Who suggested writing code in a spreadsheet? I did not.
I suggested that all those numerous (mathematical) calculations that one needs to perform for a vassal module game would be far better done by a spreadsheet. Said spreadsheet having very well documented abilities and quite powerful inbuilt functions.
Let Vassal do its great enabling for us guys to make an electronic version of any table top game, but do away with the (rather) stilted equation/maths inherent capability of whatever you’re using for ver 4. It took me a long time to work out how to really do equations/maths with java in ver 3.x. Even then it has nothing that compares to what a competent spreadsheet can do (in a fraction of the time).

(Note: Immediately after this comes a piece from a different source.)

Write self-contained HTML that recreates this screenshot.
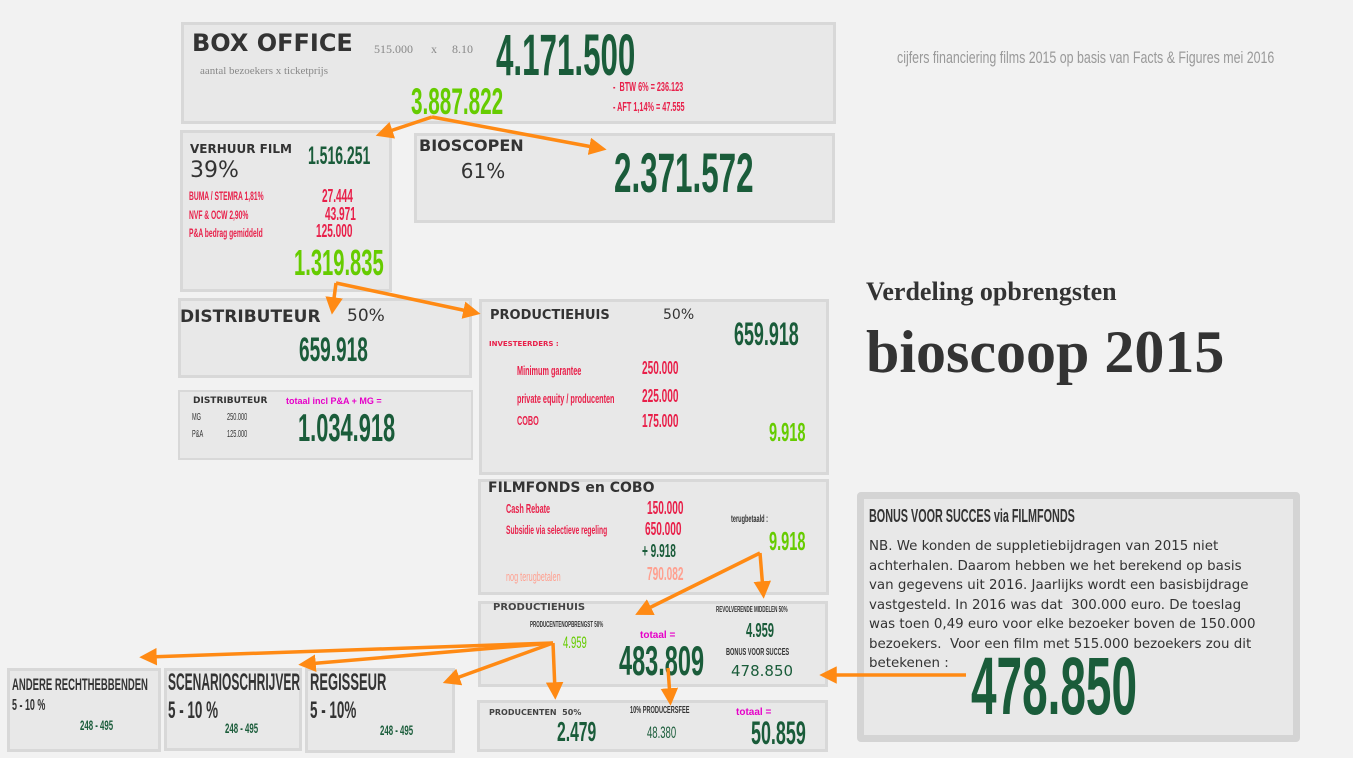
<!DOCTYPE html>
<html><head><meta charset="utf-8"><style>
body{margin:0;width:1353px;height:758px;background:#f2f2f2;position:relative;overflow:hidden;font-family:"Liberation Sans",sans-serif}
.b{position:absolute;background:#e8e8e8;border:3px solid #d8d8d8;box-sizing:border-box}
.t{position:absolute;white-space:nowrap;line-height:1}
.c{font-family:"Liberation Sans",sans-serif;font-weight:bold;transform:scaleX(.56);transform-origin:0 0}
.n{font-weight:normal}
.s{font-family:"DejaVu Sans",sans-serif;font-weight:bold;color:#333}
.g{color:#1a5c3a}.lg{color:#66cc00}.r{color:#e8204a}.m{color:#e600c8}.dk{color:#333}
.ser{font-family:"Liberation Serif",serif;color:#888}
</style></head><body>
<div class="b" style="left:181px;top:22px;width:655px;height:102px"></div>
<div class="b" style="left:180px;top:130px;width:212px;height:162px"></div>
<div class="b" style="left:414px;top:133px;width:421px;height:90px"></div>
<div class="b" style="left:178px;top:298px;width:294px;height:80px"></div>
<div class="b" style="left:178px;top:390px;width:295px;height:70px;border-width:2px"></div>
<div class="b" style="left:479px;top:299px;width:350px;height:176px"></div>
<div class="b" style="left:478px;top:479px;width:351px;height:116px"></div>
<div class="b" style="left:478px;top:601px;width:350px;height:86px"></div>
<div class="b" style="left:477px;top:700px;width:351px;height:52px"></div>
<div class="b" style="left:7px;top:668px;width:154px;height:84px"></div>
<div class="b" style="left:164px;top:668px;width:138px;height:83px"></div>
<div class="b" style="left:305px;top:668px;width:150px;height:85px"></div>
<div class="b" style="left:857px;top:492px;width:443px;height:250px;border:7px solid #d4d4d4;border-radius:4px"></div>

<div class="t s" style="left:192px;top:31px;font-size:24px">BOX OFFICE</div>
<div class="t ser" style="left:374px;top:43px;font-size:12px">515.000 &nbsp;&nbsp;&nbsp;&nbsp;&nbsp;x &nbsp;&nbsp;&nbsp;&nbsp;8.10</div>
<div class="t ser" style="left:200px;top:66px;font-size:11px">aantal bezoekers x ticketprijs</div>
<div class="t c g" style="left:496px;top:27px;font-size:58px;transform:scaleX(.54)">4.171.500</div>
<div class="t c lg" style="left:411px;top:83px;font-size:37px">3.887.822</div>
<div class="t c r" style="left:613px;top:80px;font-size:13px">-&nbsp; BTW 6% = 236.123</div>
<div class="t c r" style="left:613px;top:100px;font-size:13px">- AFT 1,14% = 47.555</div>

<div class="t s" style="left:190px;top:143px;font-size:12px">VERHUUR FILM</div>
<div class="t dk" style="left:190px;top:160px;font-size:22px;font-family:'DejaVu Sans',sans-serif">39%</div>
<div class="t c g" style="left:308px;top:144px;font-size:25px">1.516.251</div>
<div class="t c r" style="left:189px;top:190px;font-size:12px">BUMA / STEMRA 1,81%</div>
<div class="t c r" style="left:189px;top:209px;font-size:12px">NVF &amp; OCW 2,90%</div>
<div class="t c r" style="left:189px;top:227px;font-size:12px">P&amp;A bedrag gemiddeld</div>
<div class="t c r" style="left:322px;top:187px;font-size:18px">27.444</div>
<div class="t c r" style="left:325px;top:205px;font-size:18px">43.971</div>
<div class="t c r" style="left:316px;top:222px;font-size:18px">125.000</div>
<div class="t c lg" style="left:294px;top:245px;font-size:36px">1.319.835</div>

<div class="t s" style="left:419px;top:138px;font-size:16px">BIOSCOPEN</div>
<div class="t dk" style="left:403px;top:161px;width:160px;text-align:center;font-size:20px;font-family:'DejaVu Sans',sans-serif">61%</div>
<div class="t c g" style="left:614px;top:145px;font-size:56px">2.371.572</div>

<div class="t s" style="left:180px;top:309px;font-size:17px">DISTRIBUTEUR</div>
<div class="t dk" style="left:347px;top:308px;font-size:17px;font-family:'DejaVu Sans',sans-serif">50%</div>
<div class="t c g" style="left:299px;top:333px;font-size:34px">659.918</div>

<div class="t s" style="left:193px;top:397px;font-size:9px">DISTRIBUTEUR</div>
<div class="t c dk n" style="left:192px;top:413px;font-size:10px">MG</div>
<div class="t c dk n" style="left:227px;top:413px;font-size:10px">250.000</div>
<div class="t c dk n" style="left:192px;top:430px;font-size:10px">P&amp;A</div>
<div class="t c dk n" style="left:227px;top:430px;font-size:10px">125.000</div>
<div class="t m" style="left:286px;top:397px;font-size:9px;font-weight:bold">totaal incl P&amp;A + MG =</div>
<div class="t c g" style="left:298px;top:409px;font-size:39px">1.034.918</div>

<div class="t s" style="left:490px;top:309px;font-size:13px">PRODUCTIEHUIS</div>
<div class="t dk" style="left:663px;top:308px;font-size:14px;font-family:'DejaVu Sans',sans-serif">50%</div>
<div class="t c g" style="left:734px;top:318px;font-size:32px">659.918</div>
<div class="t r" style="left:489px;top:341px;font-size:7px;font-weight:bold;font-family:'DejaVu Sans',sans-serif">INVESTEERDERS :</div>
<div class="t c r" style="left:517px;top:364px;font-size:13px">Minimum garantee</div>
<div class="t c r" style="left:517px;top:392px;font-size:13px">private equity / producenten</div>
<div class="t c r" style="left:517px;top:414px;font-size:13px">COBO</div>
<div class="t c r" style="left:642px;top:359px;font-size:18px">250.000</div>
<div class="t c r" style="left:642px;top:387px;font-size:18px">225.000</div>
<div class="t c r" style="left:642px;top:412px;font-size:18px">175.000</div>
<div class="t c lg" style="left:769px;top:419px;font-size:26px">9.918</div>

<div class="t s" style="left:488px;top:481px;font-size:14px">FILMFONDS en COBO</div>
<div class="t c r" style="left:506px;top:502px;font-size:13px">Cash Rebate</div>
<div class="t c r" style="left:506px;top:524px;font-size:12px">Subsidie via selectieve regeling</div>
<div class="t c r" style="left:647px;top:499px;font-size:18px">150.000</div>
<div class="t c r" style="left:645px;top:520px;font-size:18px">650.000</div>
<div class="t c g" style="left:642px;top:542px;font-size:18px">+ 9.918</div>
<div class="t c" style="left:506px;top:570px;font-size:13px;color:#ffa090;font-weight:normal">nog terugbetalen</div>
<div class="t c" style="left:647px;top:565px;font-size:18px;color:#ffa090">790.082</div>
<div class="t c dk" style="left:731px;top:515px;font-size:10px">terugbetaald :</div>
<div class="t c lg" style="left:769px;top:528px;font-size:26px">9.918</div>

<div class="t s" style="left:493px;top:603px;font-size:10px;color:#444">PRODUCTIEHUIS</div>
<div class="t c dk" style="left:530px;top:621px;font-size:8px">PRODUCENTENOPBRENGST 50%</div>
<div class="t c lg n" style="left:563px;top:634px;font-size:17px">4.959</div>
<div class="t m" style="left:640px;top:631px;font-size:10px;font-weight:bold">totaal =</div>
<div class="t c g" style="left:619px;top:640px;font-size:42px">483.809</div>
<div class="t c dk" style="left:716px;top:606px;font-size:8px">REVOLVERENDE MIDDELEN 50%</div>
<div class="t c g" style="left:746px;top:621px;font-size:20px">4.959</div>
<div class="t c dk" style="left:726px;top:648px;font-size:10px">BONUS VOOR SUCCES</div>
<div class="t g" style="left:731px;top:664px;font-size:15px;font-family:'DejaVu Sans',sans-serif">478.850</div>

<div class="t s" style="left:489px;top:709px;font-size:8px;color:#444">PRODUCENTEN&nbsp; 50%</div>
<div class="t c g" style="left:557px;top:718px;font-size:28px">2.479</div>
<div class="t c dk" style="left:630px;top:706px;font-size:10px">10% PRODUCERSFEE</div>
<div class="t c g n" style="left:647px;top:724px;font-size:17px">48.380</div>
<div class="t m" style="left:736px;top:708px;font-size:10px;font-weight:bold">totaal =</div>
<div class="t c g" style="left:751px;top:717px;font-size:32px">50.859</div>

<div class="t c dk" style="left:12px;top:676px;font-size:17px">ANDERE RECHTHEBBENDEN</div>
<div class="t c dk" style="left:12px;top:698px;font-size:16px">5 - 10 %</div>
<div class="t c g" style="left:80px;top:718px;font-size:14px">248 - 495</div>
<div class="t c dk" style="left:168px;top:671px;font-size:24px;transform:scaleX(.5)">SCENARIOSCHRIJVER</div>
<div class="t c dk" style="left:168px;top:699px;font-size:24px">5 - 10 %</div>
<div class="t c g" style="left:225px;top:721px;font-size:14px">248 - 495</div>
<div class="t c dk" style="left:310px;top:671px;font-size:24px;transform:scaleX(.54)">REGISSEUR</div>
<div class="t c dk" style="left:310px;top:699px;font-size:24px">5 - 10%</div>
<div class="t c g" style="left:380px;top:723px;font-size:14px">248 - 495</div>

<div class="t c dk" style="left:869px;top:507px;font-size:18px;transform:scaleX(.6)">BONUS VOOR SUCCES via FILMFONDS</div>
<div class="t" style="left:869px;top:537px;font-size:13.4px;line-height:19.5px;color:#333;font-family:'DejaVu Sans',sans-serif">NB. We konden de suppletiebijdragen van 2015 niet<br>achterhalen. Daarom hebben we het berekend op basis<br>van gegevens uit 2016. Jaarlijks wordt een basisbijdrage<br>vastgesteld. In 2016 was dat&nbsp; 300.000 euro. De toeslag<br>was toen 0,49 euro voor elke bezoeker boven de 150.000<br>bezoekers.&nbsp; Voor een film met 515.000 bezoekers zou dit<br>betekenen :</div>
<div class="t c g" style="left:971px;top:646px;font-size:82px">478.850</div>

<div class="t c dk n" style="left:897px;top:49px;font-size:17px;color:#999;transform:scaleX(.73)">cijfers financiering films 2015 op basis van Facts &amp; Figures mei 2016</div>
<div class="t" style="left:866px;top:279px;font-size:26px;font-weight:bold;color:#333;font-family:'Liberation Serif',serif">Verdeling opbrengsten</div>
<div class="t" style="left:866px;top:322px;font-size:60px;font-weight:bold;color:#333;font-family:'Liberation Serif',serif">bioscoop 2015</div>

<svg width="1353" height="758" style="position:absolute;left:0;top:0" fill="none" stroke="#ff8a14" stroke-width="3.5">
<defs><marker id="a" markerWidth="5" markerHeight="5" refX="2.5" refY="2.5" orient="auto" markerUnits="strokeWidth"><path d="M0,0L5,2.5L0,5z" fill="#ff8a14" stroke="none"/></marker></defs>
<g marker-end="url(#a)">
<line x1="432" y1="117" x2="384" y2="133"/>
<line x1="432" y1="117" x2="598" y2="148"/>
<line x1="336" y1="283" x2="333" y2="306"/>
<line x1="336" y1="283" x2="472" y2="312"/>
<line x1="760" y1="553" x2="643" y2="611"/>
<line x1="760" y1="553" x2="763" y2="590"/>
<line x1="553" y1="643" x2="148" y2="657"/>
<line x1="553" y1="643" x2="307" y2="664"/>
<line x1="553" y1="643" x2="451" y2="680"/>
<line x1="553" y1="643" x2="555" y2="691"/>
<line x1="668" y1="668" x2="670" y2="697"/>
<line x1="966" y1="675" x2="828" y2="675"/>
</g>
</svg>
</body></html>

Further, if not going with this concept, do not limit people to integers or decimal numbers stored as text. What a crappy way of doing number crunching. Life would be simpler if 1+1.1 equaled 2.1 not (float)(1+1.1) equals 2.1. Or, as I have met with several of my formula within the module winter1==1&&1.0numatkrwintunits1b/numatkrunitsb>=0.5?2:0. to make this work I had to add the 1.0numatkr etc to (1) get the equation to work and (2) prevent calc error messages (essentially using a string instead of a number). If a developer selects that a global property is a number then make it so - BUT not only as an integer.
What, java.lang.Math is not enough? docs.oracle.com/en/java/javase/ … /Math.html
And Vassal is written in a strongly typed language, and so will be V4. An integer number is something completely different from a floating point number.
Excel has its own share of problems with numeric precision (en.wikipedia.org/wiki/Numeric_p … soft_Excel).